◆ Given exercise: Transcribe the listing verbatim. Do not carry over any pictures.

--- Data provided ---

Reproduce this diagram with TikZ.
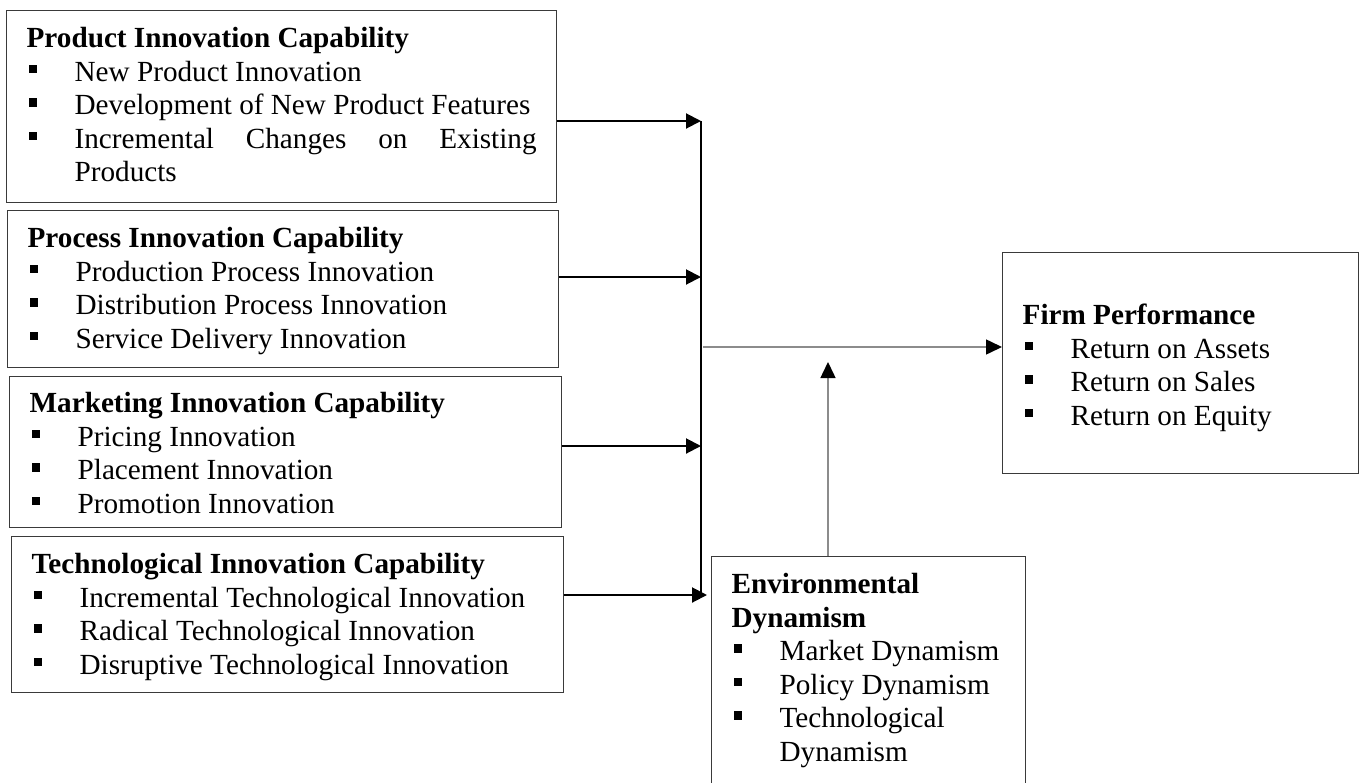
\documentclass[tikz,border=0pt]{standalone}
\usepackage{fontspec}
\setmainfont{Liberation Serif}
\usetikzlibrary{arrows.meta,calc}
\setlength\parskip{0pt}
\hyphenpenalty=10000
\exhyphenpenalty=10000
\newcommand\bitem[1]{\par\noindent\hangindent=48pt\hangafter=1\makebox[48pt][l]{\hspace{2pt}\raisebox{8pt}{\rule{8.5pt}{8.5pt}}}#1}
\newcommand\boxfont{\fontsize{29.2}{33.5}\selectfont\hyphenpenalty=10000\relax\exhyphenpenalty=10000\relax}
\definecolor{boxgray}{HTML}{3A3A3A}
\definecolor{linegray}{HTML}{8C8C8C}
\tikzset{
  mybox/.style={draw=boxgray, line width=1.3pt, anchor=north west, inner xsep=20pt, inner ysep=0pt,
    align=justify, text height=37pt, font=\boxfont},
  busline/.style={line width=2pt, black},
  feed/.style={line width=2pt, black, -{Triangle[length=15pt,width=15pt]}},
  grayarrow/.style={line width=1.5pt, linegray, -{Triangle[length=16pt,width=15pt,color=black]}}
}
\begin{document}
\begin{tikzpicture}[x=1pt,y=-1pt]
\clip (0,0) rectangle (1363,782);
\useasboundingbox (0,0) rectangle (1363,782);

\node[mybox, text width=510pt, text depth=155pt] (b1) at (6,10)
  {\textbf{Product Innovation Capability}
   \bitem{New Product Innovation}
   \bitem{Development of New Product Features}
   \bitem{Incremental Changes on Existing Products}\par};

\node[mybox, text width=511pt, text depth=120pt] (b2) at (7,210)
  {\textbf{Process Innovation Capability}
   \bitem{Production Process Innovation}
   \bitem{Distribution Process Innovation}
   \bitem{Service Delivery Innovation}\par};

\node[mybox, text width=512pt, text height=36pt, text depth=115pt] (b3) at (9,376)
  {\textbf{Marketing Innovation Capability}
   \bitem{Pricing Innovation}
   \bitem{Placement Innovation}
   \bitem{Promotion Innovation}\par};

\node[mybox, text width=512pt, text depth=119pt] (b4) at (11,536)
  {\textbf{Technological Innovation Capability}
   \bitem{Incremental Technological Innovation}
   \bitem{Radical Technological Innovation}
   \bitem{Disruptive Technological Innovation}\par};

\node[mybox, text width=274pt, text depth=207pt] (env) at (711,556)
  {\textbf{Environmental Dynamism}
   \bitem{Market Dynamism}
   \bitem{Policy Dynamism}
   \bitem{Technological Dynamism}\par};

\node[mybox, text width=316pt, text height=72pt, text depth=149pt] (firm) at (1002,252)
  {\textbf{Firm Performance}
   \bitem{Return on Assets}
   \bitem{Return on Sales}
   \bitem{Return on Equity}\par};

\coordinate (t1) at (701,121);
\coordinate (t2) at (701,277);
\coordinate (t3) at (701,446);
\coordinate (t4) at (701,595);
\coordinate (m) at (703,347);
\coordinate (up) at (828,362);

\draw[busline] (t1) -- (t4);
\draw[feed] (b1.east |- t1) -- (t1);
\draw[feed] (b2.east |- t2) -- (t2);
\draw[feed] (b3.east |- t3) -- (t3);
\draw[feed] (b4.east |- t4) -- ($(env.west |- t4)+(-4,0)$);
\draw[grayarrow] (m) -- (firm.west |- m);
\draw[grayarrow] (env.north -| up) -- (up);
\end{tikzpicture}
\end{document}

---

◆ Written answer:
Reproduce this diagram with TikZ.
\documentclass[tikz,border=0pt]{standalone}
\usepackage{fontspec}
\setmainfont{Liberation Serif}
\usetikzlibrary{arrows.meta,calc}
\setlength\parskip{0pt}
\hyphenpenalty=10000
\exhyphenpenalty=10000
\newcommand\bitem[1]{\par\noindent\hangindent=48pt\hangafter=1\makebox[48pt][l]{\hspace{2pt}\raisebox{8pt}{\rule{8.5pt}{8.5pt}}}#1}
\newcommand\boxfont{\fontsize{29.2}{33.5}\selectfont\hyphenpenalty=10000\relax\exhyphenpenalty=10000\relax}
\definecolor{boxgray}{HTML}{3A3A3A}
\definecolor{linegray}{HTML}{8C8C8C}
\tikzset{
  mybox/.style={draw=boxgray, line width=1.3pt, anchor=north west, inner xsep=20pt, inner ysep=0pt,
    align=justify, text height=37pt, font=\boxfont},
  busline/.style={line width=2pt, black},
  feed/.style={line width=2pt, black, -{Triangle[length=15pt,width=15pt]}},
  grayarrow/.style={line width=1.5pt, linegray, -{Triangle[length=16pt,width=15pt,color=black]}}
}
\begin{document}
\begin{tikzpicture}[x=1pt,y=-1pt]
\clip (0,0) rectangle (1363,782);
\useasboundingbox (0,0) rectangle (1363,782);

\node[mybox, text width=510pt, text depth=155pt] (b1) at (6,10)
  {\textbf{Product Innovation Capability}
   \bitem{New Product Innovation}
   \bitem{Development of New Product Features}
   \bitem{Incremental Changes on Existing Products}\par};

\node[mybox, text width=511pt, text depth=120pt] (b2) at (7,210)
  {\textbf{Process Innovation Capability}
   \bitem{Production Process Innovation}
   \bitem{Distribution Process Innovation}
   \bitem{Service Delivery Innovation}\par};

\node[mybox, text width=512pt, text height=36pt, text depth=115pt] (b3) at (9,376)
  {\textbf{Marketing Innovation Capability}
   \bitem{Pricing Innovation}
   \bitem{Placement Innovation}
   \bitem{Promotion Innovation}\par};

\node[mybox, text width=512pt, text depth=119pt] (b4) at (11,536)
  {\textbf{Technological Innovation Capability}
   \bitem{Incremental Technological Innovation}
   \bitem{Radical Technological Innovation}
   \bitem{Disruptive Technological Innovation}\par};

\node[mybox, text width=274pt, text depth=207pt] (env) at (711,556)
  {\textbf{Environmental Dynamism}
   \bitem{Market Dynamism}
   \bitem{Policy Dynamism}
   \bitem{Technological Dynamism}\par};

\node[mybox, text width=316pt, text height=72pt, text depth=149pt] (firm) at (1002,252)
  {\textbf{Firm Performance}
   \bitem{Return on Assets}
   \bitem{Return on Sales}
   \bitem{Return on Equity}\par};

\coordinate (t1) at (701,121);
\coordinate (t2) at (701,277);
\coordinate (t3) at (701,446);
\coordinate (t4) at (701,595);
\coordinate (m) at (703,347);
\coordinate (up) at (828,362);

\draw[busline] (t1) -- (t4);
\draw[feed] (b1.east |- t1) -- (t1);
\draw[feed] (b2.east |- t2) -- (t2);
\draw[feed] (b3.east |- t3) -- (t3);
\draw[feed] (b4.east |- t4) -- ($(env.west |- t4)+(-4,0)$);
\draw[grayarrow] (m) -- (firm.west |- m);
\draw[grayarrow] (env.north -| up) -- (up);
\end{tikzpicture}
\end{document}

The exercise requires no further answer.